▸ **Job**
Extract, in full, the lines below, beginning at the first and ending with the line that contains "0.058, 0.073, 0.094, 0.148, 0.148]". Pictures do not belong in the copy.

▸ **Source excerpt**
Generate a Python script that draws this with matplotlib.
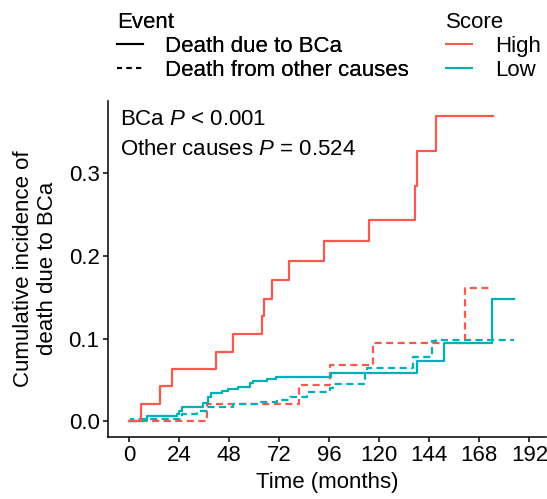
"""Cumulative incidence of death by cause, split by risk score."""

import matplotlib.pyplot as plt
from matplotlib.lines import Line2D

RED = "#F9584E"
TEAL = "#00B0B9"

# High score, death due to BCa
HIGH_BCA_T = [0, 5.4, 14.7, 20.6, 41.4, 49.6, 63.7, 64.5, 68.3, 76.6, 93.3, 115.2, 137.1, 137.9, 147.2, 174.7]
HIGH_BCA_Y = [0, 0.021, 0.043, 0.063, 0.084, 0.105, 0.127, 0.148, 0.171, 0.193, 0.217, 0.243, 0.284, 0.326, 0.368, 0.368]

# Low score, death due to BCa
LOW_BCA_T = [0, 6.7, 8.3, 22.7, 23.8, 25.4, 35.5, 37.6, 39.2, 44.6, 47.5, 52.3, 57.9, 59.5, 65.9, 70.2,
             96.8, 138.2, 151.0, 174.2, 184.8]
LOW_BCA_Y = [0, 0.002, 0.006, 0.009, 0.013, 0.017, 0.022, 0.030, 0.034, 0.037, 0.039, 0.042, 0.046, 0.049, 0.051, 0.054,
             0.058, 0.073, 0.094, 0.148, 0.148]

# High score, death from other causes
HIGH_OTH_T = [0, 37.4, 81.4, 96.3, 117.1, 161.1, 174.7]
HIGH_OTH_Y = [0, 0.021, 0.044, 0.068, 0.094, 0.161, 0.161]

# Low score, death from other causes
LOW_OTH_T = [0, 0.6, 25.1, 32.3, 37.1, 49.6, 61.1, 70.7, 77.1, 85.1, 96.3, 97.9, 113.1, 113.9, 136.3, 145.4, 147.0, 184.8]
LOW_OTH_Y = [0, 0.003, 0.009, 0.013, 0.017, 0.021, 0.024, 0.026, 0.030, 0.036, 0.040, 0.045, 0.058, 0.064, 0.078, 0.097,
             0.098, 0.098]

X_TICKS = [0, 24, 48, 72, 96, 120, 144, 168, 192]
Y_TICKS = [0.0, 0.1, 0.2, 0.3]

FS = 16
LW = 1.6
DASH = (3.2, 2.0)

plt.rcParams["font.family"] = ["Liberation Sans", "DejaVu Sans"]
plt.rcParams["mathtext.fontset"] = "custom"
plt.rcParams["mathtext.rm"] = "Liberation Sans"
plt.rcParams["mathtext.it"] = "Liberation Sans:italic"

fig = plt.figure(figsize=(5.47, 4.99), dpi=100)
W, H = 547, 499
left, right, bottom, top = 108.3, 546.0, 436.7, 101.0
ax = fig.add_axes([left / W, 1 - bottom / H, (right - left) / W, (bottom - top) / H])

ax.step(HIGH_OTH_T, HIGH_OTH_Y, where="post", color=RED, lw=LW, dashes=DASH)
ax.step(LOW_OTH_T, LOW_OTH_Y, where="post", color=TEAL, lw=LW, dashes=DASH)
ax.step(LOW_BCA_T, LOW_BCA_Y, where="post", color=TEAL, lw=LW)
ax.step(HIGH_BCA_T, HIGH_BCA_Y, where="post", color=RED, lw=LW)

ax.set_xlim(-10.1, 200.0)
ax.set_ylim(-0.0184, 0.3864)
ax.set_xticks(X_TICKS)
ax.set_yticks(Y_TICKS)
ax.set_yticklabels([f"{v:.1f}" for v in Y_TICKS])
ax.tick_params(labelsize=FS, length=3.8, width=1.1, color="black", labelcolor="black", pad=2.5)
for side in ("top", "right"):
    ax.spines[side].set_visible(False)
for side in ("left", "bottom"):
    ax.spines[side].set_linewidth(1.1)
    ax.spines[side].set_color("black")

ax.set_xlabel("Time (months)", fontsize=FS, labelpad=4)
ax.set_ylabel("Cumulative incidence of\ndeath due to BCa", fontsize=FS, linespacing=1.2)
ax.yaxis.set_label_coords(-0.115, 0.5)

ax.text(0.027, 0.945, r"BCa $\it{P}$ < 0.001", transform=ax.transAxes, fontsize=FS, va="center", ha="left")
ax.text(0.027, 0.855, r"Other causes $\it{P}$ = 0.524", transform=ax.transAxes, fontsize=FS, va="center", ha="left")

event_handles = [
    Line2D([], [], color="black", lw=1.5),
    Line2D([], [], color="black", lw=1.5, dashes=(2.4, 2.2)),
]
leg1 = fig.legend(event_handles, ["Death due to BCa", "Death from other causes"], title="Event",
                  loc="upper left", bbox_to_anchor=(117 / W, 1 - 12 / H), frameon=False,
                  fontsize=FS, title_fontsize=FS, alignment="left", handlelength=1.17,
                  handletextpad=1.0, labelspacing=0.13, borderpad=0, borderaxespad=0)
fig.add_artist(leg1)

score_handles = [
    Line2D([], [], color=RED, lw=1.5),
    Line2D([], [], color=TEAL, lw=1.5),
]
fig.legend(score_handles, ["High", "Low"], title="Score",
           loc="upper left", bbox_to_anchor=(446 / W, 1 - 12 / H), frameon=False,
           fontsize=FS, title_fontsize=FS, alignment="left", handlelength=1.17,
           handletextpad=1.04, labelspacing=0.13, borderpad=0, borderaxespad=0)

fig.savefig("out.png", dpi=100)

▸ **The completed task**
Generate a Python script that draws this with matplotlib.
"""Cumulative incidence of death by cause, split by risk score."""

import matplotlib.pyplot as plt
from matplotlib.lines import Line2D

RED = "#F9584E"
TEAL = "#00B0B9"

# High score, death due to BCa
HIGH_BCA_T = [0, 5.4, 14.7, 20.6, 41.4, 49.6, 63.7, 64.5, 68.3, 76.6, 93.3, 115.2, 137.1, 137.9, 147.2, 174.7]
HIGH_BCA_Y = [0, 0.021, 0.043, 0.063, 0.084, 0.105, 0.127, 0.148, 0.171, 0.193, 0.217, 0.243, 0.284, 0.326, 0.368, 0.368]

# Low score, death due to BCa
LOW_BCA_T = [0, 6.7, 8.3, 22.7, 23.8, 25.4, 35.5, 37.6, 39.2, 44.6, 47.5, 52.3, 57.9, 59.5, 65.9, 70.2,
             96.8, 138.2, 151.0, 174.2, 184.8]
LOW_BCA_Y = [0, 0.002, 0.006, 0.009, 0.013, 0.017, 0.022, 0.030, 0.034, 0.037, 0.039, 0.042, 0.046, 0.049, 0.051, 0.054,
             0.058, 0.073, 0.094, 0.148, 0.148]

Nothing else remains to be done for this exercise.